2010年10月13日 | Weblog
 私と猫は同じものをみていても、とらえ方が違うのではないか、と猫をみてるとときどき思うのです。

 たとえば、眼の前においしそうな焼いたサンマがあるとします。目の前にサンマがあるのは、眼があればあきらかに分かります。

 眼があればあきらかに分かるのだけれども、猫は、あきらかに分かる眼より、自分の感知できないこころの根源でもある潜在意識の阿羅耶識のほうの声に耳をかたむけます。

 潜在意識の阿羅耶識は、肉体と心のエネルギーと秩序を保持しています。また身体と一体化し身体に遍満し、融合している識であり心です。この識は実体的にあるものではなく常に刹那に生じ滅して連続して流れている。このことは身体も同時に識と一緒に生じ滅しているものであることを意味します。

 阿羅耶識は、われわれをとりまく環境との交流のなかで刹那刹那のバランスをとりながら自分の身体を維持しています。

 この阿羅耶識が、サンマという眼でとらえた像を、阿羅耶識のなかの秩序・情報と照らし合わせます。その秩序がサンマを食べろという指令をだした場合は、阿羅耶識がサンマをたべるために必要な箇所にエネルギーを配置します。そこではじめて猫はサンマを認識するのだと思います。

 私たち人間は、あきらかに見えるサンマに気をとられて、あ、サンマだ、とすぐ、眼に映った像を即座に認識してしまいます。そうして、サンマは好きだから、食べようと食べはじめます。眼にみえない阿羅耶識なんか完璧に無視しています。

 猫をみていて、いつもなんで目の前にものがあるのに、あたかもものがないかのように振る舞えるんだろうと疑問でした。普通だったら、いつも私のことを眼で追って関心をしめしているのに、獲物がいたりとか見知らぬことがおこったりした場合は、ちらっとも私の存在に関心をしめしません。はじめから、私の存在がないかのようなのです。

 人間だったら、あそこまで完璧に無視できません。少しはチラッと見るなりするはずです。
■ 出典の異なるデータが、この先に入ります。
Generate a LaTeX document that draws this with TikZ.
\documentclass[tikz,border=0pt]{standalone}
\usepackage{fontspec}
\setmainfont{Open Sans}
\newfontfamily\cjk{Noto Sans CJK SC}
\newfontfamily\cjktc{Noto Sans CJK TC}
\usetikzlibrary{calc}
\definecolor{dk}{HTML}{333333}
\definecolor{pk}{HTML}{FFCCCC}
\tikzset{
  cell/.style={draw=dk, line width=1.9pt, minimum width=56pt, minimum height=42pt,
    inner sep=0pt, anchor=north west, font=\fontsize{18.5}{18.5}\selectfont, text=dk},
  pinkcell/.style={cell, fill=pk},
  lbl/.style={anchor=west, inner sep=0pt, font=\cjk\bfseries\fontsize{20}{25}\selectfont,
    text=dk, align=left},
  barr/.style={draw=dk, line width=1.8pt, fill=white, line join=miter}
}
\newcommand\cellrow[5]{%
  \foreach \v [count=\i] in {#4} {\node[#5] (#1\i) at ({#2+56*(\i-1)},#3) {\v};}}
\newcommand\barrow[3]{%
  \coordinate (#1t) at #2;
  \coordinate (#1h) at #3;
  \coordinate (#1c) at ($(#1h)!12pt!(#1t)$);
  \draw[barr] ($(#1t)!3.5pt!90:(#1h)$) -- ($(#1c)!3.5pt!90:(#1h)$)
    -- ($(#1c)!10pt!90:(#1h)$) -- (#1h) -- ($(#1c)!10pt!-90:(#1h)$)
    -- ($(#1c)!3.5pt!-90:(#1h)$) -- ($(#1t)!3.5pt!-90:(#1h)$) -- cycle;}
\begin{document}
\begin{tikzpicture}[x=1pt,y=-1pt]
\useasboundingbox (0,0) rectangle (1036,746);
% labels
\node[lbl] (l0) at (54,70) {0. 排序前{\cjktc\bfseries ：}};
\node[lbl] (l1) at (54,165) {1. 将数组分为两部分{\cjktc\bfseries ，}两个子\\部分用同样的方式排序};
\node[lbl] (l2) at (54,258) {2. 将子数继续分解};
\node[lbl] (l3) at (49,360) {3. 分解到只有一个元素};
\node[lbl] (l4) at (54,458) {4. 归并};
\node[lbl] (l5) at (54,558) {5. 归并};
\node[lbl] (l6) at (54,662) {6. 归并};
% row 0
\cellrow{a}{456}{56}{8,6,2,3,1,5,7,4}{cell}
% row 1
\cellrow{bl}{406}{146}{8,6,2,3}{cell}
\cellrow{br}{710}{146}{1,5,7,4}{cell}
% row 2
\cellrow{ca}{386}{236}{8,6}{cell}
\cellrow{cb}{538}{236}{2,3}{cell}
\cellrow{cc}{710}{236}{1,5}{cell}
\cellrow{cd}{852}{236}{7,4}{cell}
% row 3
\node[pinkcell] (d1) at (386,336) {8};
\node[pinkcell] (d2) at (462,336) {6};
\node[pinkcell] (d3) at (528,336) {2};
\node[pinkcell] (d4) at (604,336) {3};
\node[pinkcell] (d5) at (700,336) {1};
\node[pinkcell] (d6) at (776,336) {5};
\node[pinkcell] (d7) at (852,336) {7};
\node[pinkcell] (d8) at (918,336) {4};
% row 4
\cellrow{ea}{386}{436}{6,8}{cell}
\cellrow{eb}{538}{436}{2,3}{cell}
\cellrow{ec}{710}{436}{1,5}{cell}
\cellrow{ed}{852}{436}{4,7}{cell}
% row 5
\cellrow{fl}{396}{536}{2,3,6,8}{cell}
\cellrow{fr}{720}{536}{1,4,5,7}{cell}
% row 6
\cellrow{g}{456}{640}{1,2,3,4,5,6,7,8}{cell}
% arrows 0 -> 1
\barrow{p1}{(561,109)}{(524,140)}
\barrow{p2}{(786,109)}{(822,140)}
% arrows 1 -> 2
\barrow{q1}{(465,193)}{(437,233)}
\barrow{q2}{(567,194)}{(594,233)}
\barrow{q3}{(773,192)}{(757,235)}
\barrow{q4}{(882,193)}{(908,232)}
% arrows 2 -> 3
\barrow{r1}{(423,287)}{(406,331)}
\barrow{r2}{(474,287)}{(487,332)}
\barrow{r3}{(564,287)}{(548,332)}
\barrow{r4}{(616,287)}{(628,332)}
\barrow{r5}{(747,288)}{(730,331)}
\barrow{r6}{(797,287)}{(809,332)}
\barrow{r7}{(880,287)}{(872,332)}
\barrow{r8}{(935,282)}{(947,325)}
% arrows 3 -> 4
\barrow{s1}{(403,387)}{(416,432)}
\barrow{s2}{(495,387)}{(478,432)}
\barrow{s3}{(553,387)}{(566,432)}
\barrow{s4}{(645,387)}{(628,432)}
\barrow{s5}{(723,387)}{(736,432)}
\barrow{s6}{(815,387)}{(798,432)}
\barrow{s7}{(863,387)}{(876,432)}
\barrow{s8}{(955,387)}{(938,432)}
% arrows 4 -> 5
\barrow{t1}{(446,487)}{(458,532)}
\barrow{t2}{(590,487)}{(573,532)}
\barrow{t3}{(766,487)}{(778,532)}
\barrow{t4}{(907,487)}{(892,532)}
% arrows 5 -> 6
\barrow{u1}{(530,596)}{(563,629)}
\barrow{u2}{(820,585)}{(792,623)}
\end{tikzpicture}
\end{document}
 今考えると、猫にとって阿羅耶識の指令がない場合は、私の存在がないかのようなのではなく、認識するエネルギーを配置させてないから、私のことを認識してないのです。私はいないのです。猫は、たとえば、カメラで、レンズを通して外のものがフィルムに映っただけで、このフィルムに映った像をさらに見ている認識はないと思うのです。
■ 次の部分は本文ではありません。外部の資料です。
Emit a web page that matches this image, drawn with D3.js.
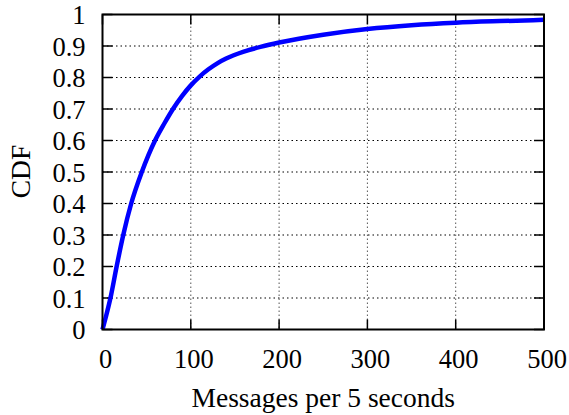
<!DOCTYPE html>
<html>
<head>
<meta charset="utf-8">
<script src="https://cdn.jsdelivr.net/npm/d3@7"></script>
<style>
  body { margin: 0; background: #fff; }
  text { font-family: "Liberation Serif", "Times New Roman", serif; font-size: 26.5px; fill: #000; }
  .title { font-size: 27.5px; }
</style>
</head>
<body>
<script>
// values
var msgs = [0, 4, 9, 16, 23.5, 32.5, 44.5, 59.5, 70, 80, 90, 100, 110, 120, 130, 140, 160, 180, 200, 250, 300, 350, 400, 450, 500];
var cdf  = [0, 0.042, 0.1, 0.2, 0.3, 0.4, 0.5, 0.6, 0.654, 0.701, 0.741, 0.775, 0.803, 0.826, 0.845, 0.86, 0.882, 0.898, 0.911, 0.936, 0.954, 0.966, 0.974, 0.979, 0.983];
var xTicks = [0, 100, 200, 300, 400, 500];
var yTicks = [0, 0.1, 0.2, 0.3, 0.4, 0.5, 0.6, 0.7, 0.8, 0.9, 1];

var width = 569, height = 415;
var margin = {top: 14.5, right: 25, bottom: 85.5, left: 102.5};
var w = width - margin.left - margin.right,
    h = height - margin.top - margin.bottom;

var svg = d3.select("body").append("svg")
    .attr("width", width)
    .attr("height", height);

var g = svg.append("g")
    .attr("transform", "translate(" + margin.left + "," + margin.top + ")");

var x = d3.scaleLinear().domain([0, 500]).range([0, w]);
var y = d3.scaleLinear().domain([0, 1]).range([h, 0]);

// grid
g.selectAll(".hgrid")
    .data(yTicks.filter(function (d) { return d > 0 && d < 1; }))
  .enter().append("line")
    .attr("x1", 0).attr("x2", w)
    .attr("y1", function (d) { return y(d); })
    .attr("y2", function (d) { return y(d); })
    .style("stroke", "#000")
    .style("stroke-width", 1)
    .style("stroke-dasharray", "1.5,3");

g.selectAll(".vgrid")
    .data(xTicks.filter(function (d) { return d > 0 && d < 500; }))
  .enter().append("line")
    .attr("y1", 0).attr("y2", h)
    .attr("x1", function (d) { return x(d); })
    .attr("x2", function (d) { return x(d); })
    .style("stroke", "#555")
    .style("stroke-width", 1)
    .style("stroke-dasharray", "1.5,2.5");

// ticks, inward, mirrored
var tl = 10;
yTicks.forEach(function (d) {
  g.append("line").attr("x1", 0).attr("x2", tl).attr("y1", y(d)).attr("y2", y(d))
    .style("stroke", "#000").style("stroke-width", 1.5);
  g.append("line").attr("x1", w - tl).attr("x2", w).attr("y1", y(d)).attr("y2", y(d))
    .style("stroke", "#000").style("stroke-width", 1.5);
  g.append("text")
    .attr("x", -17).attr("y", y(d) + 9.5)
    .attr("text-anchor", "end")
    .text(d3.format("")(d));
});
xTicks.forEach(function (d) {
  g.append("line").attr("y1", h).attr("y2", h - tl).attr("x1", x(d)).attr("x2", x(d))
    .style("stroke", "#000").style("stroke-width", 1.5);
  g.append("line").attr("y1", 0).attr("y2", tl).attr("x1", x(d)).attr("x2", x(d))
    .style("stroke", "#000").style("stroke-width", 1.5);
  g.append("text")
    .attr("x", x(d) + 3).attr("y", h + 38)
    .attr("text-anchor", "middle")
    .text(d);
});

// curve
var line = d3.line()
    .x(function (d, i) { return x(msgs[i]); })
    .y(function (d) { return y(d); })
    .curve(d3.curveMonotoneX);

g.append("path")
    .datum(cdf)
    .attr("d", line)
    .style("fill", "none")
    .style("stroke", "#0000ff")
    .style("stroke-width", 4.5)
    .style("stroke-linejoin", "round");

// border
g.append("rect")
    .attr("width", w).attr("height", h)
    .style("fill", "none")
    .style("stroke", "#000")
    .style("stroke-width", 2);

// axis titles
svg.append("text")
    .attr("class", "title")
    .attr("x", margin.left + w / 2).attr("y", 407)
    .attr("text-anchor", "middle")
    .text("Messages per 5 seconds");

svg.append("text")
    .attr("class", "title")
    .attr("transform", "translate(30,171.5) rotate(-90)")
    .attr("text-anchor", "middle")
    .text("CDF");
</script>
</body>
</html>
 物理学の雑誌『Newton』に面白いことが書いてありました。

  『身のまわりをながめてみよう。あなた自身の体がある。あなたが読んでいる「Newton」がある。身につけている服、呼吸で吸い込む空気、外に広がる大地、空にうかぶ雲、そして輝く太陽・・・・。世界はこのように「有」にあふれている。「有」は実ににぎやかで、魅力的だ。
 それにくらべて「無」はどうか。何もないこと、空虚、空っぽ。「有」とは対照的に、「無」とはいかにも退屈なもののように思える。
 しかし、物理学者はそうは考えない。「無」とは、実にダイナミックでエキサイティングなものだというのだ。「無のすべてを知る者は、すべてを知りつくす」(スタンフォードだいがく、レナード・サスカインド博士)ほどだという。もしこれが本当なら、現代物理学がえがく「無」の姿とは、いったいどのようなものなのだろう。』

 「無のすべてを知る者は、すべてを知りつくす」。この「無」というのは、潜在意識の阿羅耶識とみてもいいような気もします。

 顕在はしてないけれども、私たちの根源のエネルギーと秩序を保つ蔵の阿羅耶識。確かに、阿羅耶識は、ダイナミックでエキサイティングかもしれない。